Somut olayda davacıya ait aracın trafik kaydında dain ve mürtehin sıfatı bulunan dava dışı "Türkiye İş Bankası AŞ. Organize Sanayi Şubesi"nin" tazminatın davacıya ödenmesine muvafakatı olup olmadığı konusu ilk derece mahkemesi tarafından araştırılmamış ise de bu eksiklik Bölge Adliye Mahkemesi tarafından giderilmiştir. İlgili banka 19.02.2018 tarihli cevap yazısında "tazminat bedelinin dain-i mürtehin sıfatıyla bankamıza ödenmesi kaydıyla muvafakat ediyoruz" demiştir. Bankanın bu beyanının muvafakat olarak kabul edilmesi mümkün değildir. Zira banka şartlı bir şekilde
muvafakat beyanında bulunmuştur. Hal böyleyken dain-i mürtehinin muvafakat vermiş olduğu kabul edilemeyeceğinden yukarıda açıklanan sebeplerle davacının aktif dava ehliyetinin bulunmadığının kabulü gerekmektedir.

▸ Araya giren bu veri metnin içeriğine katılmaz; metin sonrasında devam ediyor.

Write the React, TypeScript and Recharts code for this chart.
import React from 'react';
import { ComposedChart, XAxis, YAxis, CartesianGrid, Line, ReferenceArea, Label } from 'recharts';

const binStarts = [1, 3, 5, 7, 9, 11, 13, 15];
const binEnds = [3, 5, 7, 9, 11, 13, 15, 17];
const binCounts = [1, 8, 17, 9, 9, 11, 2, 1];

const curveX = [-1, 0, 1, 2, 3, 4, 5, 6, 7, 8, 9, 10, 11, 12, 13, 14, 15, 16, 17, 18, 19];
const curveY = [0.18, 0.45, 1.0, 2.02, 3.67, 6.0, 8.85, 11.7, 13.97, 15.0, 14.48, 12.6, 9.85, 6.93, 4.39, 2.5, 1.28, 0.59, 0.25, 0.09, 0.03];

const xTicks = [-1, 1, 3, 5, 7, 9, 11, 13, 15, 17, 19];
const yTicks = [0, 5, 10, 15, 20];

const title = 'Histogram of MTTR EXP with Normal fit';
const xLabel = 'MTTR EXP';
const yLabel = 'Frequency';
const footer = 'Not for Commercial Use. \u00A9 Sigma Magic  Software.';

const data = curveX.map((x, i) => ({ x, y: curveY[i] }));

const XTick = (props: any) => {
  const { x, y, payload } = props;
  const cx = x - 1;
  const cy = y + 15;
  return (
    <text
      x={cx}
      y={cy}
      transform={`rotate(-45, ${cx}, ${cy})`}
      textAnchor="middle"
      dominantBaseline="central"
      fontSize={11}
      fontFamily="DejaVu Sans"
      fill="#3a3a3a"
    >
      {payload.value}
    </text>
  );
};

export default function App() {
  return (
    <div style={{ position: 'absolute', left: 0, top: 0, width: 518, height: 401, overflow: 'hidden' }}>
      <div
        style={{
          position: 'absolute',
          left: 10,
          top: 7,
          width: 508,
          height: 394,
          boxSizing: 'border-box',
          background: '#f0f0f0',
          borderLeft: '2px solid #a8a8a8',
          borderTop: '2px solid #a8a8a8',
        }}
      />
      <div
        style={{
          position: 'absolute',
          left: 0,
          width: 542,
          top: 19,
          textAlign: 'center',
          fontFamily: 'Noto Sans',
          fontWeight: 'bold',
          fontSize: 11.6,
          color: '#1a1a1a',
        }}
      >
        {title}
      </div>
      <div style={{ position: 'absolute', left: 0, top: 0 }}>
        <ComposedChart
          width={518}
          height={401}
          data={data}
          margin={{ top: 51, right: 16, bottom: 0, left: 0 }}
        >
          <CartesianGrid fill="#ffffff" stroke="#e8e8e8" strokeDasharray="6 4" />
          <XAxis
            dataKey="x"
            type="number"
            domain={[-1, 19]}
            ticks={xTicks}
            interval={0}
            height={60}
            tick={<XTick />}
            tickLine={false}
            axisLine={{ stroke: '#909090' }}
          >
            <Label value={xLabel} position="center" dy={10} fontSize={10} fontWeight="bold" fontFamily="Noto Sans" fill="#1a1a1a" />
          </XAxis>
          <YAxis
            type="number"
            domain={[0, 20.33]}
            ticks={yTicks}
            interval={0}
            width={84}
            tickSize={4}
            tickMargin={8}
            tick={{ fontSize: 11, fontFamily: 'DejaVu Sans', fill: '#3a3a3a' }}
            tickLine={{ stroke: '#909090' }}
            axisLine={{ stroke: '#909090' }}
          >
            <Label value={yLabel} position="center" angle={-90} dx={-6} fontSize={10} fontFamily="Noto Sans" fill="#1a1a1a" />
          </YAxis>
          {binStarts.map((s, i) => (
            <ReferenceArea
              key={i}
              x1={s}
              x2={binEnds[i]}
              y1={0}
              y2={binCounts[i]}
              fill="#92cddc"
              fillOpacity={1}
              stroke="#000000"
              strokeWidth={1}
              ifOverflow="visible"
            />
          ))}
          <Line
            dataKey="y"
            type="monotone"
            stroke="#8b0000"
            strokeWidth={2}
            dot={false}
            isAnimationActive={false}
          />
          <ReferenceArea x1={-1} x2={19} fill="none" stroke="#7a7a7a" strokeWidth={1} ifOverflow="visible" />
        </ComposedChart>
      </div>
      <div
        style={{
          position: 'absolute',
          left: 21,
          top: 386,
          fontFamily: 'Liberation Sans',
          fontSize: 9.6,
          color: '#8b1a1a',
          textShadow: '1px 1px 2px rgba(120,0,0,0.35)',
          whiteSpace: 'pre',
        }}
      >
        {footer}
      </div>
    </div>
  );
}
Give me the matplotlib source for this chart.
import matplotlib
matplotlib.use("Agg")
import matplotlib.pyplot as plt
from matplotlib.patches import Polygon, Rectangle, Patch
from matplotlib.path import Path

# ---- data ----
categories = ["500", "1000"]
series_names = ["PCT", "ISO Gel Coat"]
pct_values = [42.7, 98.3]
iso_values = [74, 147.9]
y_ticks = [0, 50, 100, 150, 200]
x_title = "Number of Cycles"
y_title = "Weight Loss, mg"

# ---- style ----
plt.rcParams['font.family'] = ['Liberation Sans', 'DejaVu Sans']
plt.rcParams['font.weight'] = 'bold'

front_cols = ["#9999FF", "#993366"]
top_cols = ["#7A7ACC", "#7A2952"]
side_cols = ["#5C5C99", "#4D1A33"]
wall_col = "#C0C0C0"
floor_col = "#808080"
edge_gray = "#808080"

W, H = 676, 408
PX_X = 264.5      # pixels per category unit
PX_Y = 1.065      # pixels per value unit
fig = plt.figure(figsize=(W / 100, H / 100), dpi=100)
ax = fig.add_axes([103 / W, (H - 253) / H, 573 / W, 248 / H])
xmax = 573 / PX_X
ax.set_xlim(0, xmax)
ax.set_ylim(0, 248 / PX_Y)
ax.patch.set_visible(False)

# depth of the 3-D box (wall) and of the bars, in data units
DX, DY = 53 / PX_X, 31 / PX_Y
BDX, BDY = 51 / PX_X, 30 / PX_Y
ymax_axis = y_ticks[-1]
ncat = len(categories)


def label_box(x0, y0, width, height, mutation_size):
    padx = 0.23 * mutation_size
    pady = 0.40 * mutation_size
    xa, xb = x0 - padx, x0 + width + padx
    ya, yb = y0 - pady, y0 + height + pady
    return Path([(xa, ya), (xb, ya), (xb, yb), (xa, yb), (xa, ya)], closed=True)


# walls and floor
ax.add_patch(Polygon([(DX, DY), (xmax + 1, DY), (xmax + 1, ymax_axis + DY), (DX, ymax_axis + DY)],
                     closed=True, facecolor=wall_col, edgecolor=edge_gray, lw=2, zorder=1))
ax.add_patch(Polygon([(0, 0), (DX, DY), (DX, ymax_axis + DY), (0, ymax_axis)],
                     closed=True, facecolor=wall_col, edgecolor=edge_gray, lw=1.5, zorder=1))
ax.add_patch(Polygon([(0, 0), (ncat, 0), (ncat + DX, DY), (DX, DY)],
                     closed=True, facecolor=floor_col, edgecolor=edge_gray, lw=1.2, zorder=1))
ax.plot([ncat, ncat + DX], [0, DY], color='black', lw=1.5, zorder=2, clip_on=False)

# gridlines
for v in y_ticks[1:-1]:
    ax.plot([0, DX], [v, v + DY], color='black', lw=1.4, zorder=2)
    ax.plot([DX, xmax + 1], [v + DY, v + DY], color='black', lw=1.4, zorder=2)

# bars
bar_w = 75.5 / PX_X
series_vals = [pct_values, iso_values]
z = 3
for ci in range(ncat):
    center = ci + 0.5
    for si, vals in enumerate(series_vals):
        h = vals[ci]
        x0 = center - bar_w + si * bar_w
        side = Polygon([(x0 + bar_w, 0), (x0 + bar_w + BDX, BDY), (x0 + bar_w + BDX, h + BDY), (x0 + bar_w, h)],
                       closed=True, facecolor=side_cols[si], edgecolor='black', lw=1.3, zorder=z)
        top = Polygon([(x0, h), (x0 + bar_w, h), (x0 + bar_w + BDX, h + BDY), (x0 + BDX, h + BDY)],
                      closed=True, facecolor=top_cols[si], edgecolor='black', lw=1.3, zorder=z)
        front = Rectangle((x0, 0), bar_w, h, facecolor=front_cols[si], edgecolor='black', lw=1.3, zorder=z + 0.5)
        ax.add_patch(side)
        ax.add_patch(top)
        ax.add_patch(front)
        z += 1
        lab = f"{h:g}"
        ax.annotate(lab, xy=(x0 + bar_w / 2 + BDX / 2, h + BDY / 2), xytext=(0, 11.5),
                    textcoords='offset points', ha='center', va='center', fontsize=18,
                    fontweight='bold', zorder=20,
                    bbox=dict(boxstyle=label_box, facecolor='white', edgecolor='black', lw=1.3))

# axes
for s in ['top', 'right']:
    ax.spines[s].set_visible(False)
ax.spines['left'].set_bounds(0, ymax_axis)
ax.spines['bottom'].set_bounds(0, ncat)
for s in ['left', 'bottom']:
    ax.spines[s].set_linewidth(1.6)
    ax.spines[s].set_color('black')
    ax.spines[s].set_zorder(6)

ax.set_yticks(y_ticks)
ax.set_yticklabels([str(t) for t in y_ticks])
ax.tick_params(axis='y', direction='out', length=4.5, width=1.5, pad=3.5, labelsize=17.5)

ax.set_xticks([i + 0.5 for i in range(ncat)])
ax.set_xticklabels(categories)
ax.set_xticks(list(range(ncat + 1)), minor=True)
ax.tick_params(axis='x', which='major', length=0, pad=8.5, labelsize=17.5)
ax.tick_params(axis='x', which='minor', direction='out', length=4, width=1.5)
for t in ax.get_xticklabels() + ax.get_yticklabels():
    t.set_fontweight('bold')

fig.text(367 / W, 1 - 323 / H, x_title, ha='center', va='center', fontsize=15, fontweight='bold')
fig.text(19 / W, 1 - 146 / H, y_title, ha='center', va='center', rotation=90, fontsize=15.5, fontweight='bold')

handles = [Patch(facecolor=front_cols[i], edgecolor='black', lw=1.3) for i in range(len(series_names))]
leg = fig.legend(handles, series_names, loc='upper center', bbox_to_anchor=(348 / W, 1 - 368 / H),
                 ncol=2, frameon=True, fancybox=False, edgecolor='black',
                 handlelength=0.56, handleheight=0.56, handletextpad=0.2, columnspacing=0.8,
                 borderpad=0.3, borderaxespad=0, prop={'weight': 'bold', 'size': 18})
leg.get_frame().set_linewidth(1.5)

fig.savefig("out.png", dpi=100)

Dosya içerisindeki bilgi ve belgelere, mahkeme kararının gerekçesinde, dayanılan delillerin tartışılıp değerlendirilmesinde usul ve yasaya aykırı bir yön bulunmamasına göre davacı vekilinin yerinde görülmeyen tüm temyiz itirazlarının reddiyle Bölge Adliye Mahkemesince verilen kararın ONANMASINA, HMK"nın 372. maddesi uyarınca işlem yapılmak üzere dava dosyasının ... 2 Asliye Hukuk Mahkemesine, Dairemiz karar örneğinin ise Bölge Adliye Mahkemesine gönderilmesine, aşağıda dökümü yazılı 35,90 TL peşin harcın onama harcına mahsubuna 02/10/2018 gününde oybirliğiyle karar verildi.